Emit the data below verbatim, stripping out any pictures.

Given data |
────────────────────
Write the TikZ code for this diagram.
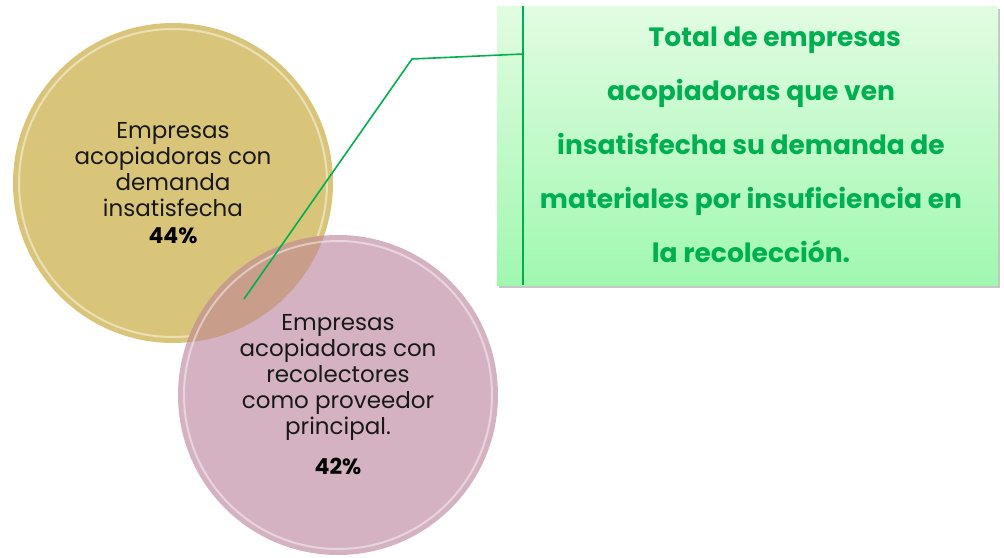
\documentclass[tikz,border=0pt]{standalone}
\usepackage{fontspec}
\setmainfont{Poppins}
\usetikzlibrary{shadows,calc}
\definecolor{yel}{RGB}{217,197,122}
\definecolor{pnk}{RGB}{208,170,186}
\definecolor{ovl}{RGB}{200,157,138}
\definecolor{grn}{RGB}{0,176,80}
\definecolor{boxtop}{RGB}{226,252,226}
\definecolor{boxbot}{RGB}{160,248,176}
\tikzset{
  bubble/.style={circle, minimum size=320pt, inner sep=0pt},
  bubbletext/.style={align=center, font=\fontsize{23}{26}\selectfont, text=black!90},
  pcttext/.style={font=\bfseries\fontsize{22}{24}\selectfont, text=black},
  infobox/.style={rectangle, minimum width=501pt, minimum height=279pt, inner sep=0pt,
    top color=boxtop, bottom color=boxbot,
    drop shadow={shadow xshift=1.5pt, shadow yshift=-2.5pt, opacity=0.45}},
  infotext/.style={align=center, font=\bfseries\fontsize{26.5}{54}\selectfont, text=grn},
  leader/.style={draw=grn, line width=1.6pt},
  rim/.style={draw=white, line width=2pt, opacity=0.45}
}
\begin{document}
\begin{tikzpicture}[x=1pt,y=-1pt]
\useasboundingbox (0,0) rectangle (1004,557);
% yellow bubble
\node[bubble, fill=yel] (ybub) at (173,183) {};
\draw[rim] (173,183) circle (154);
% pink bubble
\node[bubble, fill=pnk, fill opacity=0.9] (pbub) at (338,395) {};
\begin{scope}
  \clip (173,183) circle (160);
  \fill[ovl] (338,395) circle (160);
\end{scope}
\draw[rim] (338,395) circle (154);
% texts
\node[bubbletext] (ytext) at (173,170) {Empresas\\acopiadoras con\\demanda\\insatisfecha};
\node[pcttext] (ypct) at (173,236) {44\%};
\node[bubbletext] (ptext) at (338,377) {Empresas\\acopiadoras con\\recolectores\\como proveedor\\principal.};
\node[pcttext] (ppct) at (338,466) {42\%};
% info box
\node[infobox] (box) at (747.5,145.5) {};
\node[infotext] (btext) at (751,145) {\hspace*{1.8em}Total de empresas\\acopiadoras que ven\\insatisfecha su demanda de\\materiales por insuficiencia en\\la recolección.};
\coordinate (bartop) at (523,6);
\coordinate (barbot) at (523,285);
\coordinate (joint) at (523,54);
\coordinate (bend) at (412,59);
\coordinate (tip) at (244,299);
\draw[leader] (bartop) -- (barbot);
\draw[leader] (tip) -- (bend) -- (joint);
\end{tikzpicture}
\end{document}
────────────────────
Expected answer |
Write the TikZ code for this diagram.
\documentclass[tikz,border=0pt]{standalone}
\usepackage{fontspec}
\setmainfont{Poppins}
\usetikzlibrary{shadows,calc}
\definecolor{yel}{RGB}{217,197,122}
\definecolor{pnk}{RGB}{208,170,186}
\definecolor{ovl}{RGB}{200,157,138}
\definecolor{grn}{RGB}{0,176,80}
\definecolor{boxtop}{RGB}{226,252,226}
\definecolor{boxbot}{RGB}{160,248,176}
\tikzset{
  bubble/.style={circle, minimum size=320pt, inner sep=0pt},
  bubbletext/.style={align=center, font=\fontsize{23}{26}\selectfont, text=black!90},
  pcttext/.style={font=\bfseries\fontsize{22}{24}\selectfont, text=black},
  infobox/.style={rectangle, minimum width=501pt, minimum height=279pt, inner sep=0pt,
    top color=boxtop, bottom color=boxbot,
    drop shadow={shadow xshift=1.5pt, shadow yshift=-2.5pt, opacity=0.45}},
  infotext/.style={align=center, font=\bfseries\fontsize{26.5}{54}\selectfont, text=grn},
  leader/.style={draw=grn, line width=1.6pt},
  rim/.style={draw=white, line width=2pt, opacity=0.45}
}
\begin{document}
\begin{tikzpicture}[x=1pt,y=-1pt]
\useasboundingbox (0,0) rectangle (1004,557);
% yellow bubble
\node[bubble, fill=yel] (ybub) at (173,183) {};
\draw[rim] (173,183) circle (154);
% pink bubble
\node[bubble, fill=pnk, fill opacity=0.9] (pbub) at (338,395) {};
\begin{scope}
  \clip (173,183) circle (160);
  \fill[ovl] (338,395) circle (160);
\end{scope}
\draw[rim] (338,395) circle (154);
% texts
\node[bubbletext] (ytext) at (173,170) {Empresas\\acopiadoras con\\demanda\\insatisfecha};
\node[pcttext] (ypct) at (173,236) {44\%};
\node[bubbletext] (ptext) at (338,377) {Empresas\\acopiadoras con\\recolectores\\como proveedor\\principal.};
\node[pcttext] (ppct) at (338,466) {42\%};
% info box
\node[infobox] (box) at (747.5,145.5) {};
\node[infotext] (btext) at (751,145) {\hspace*{1.8em}Total de empresas\\acopiadoras que ven\\insatisfecha su demanda de\\materiales por insuficiencia en\\la recolección.};
\coordinate (bartop) at (523,6);
\coordinate (barbot) at (523,285);
\coordinate (joint) at (523,54);
\coordinate (bend) at (412,59);
\coordinate (tip) at (244,299);
\draw[leader] (bartop) -- (barbot);
\draw[leader] (tip) -- (bend) -- (joint);
\end{tikzpicture}
\end{document}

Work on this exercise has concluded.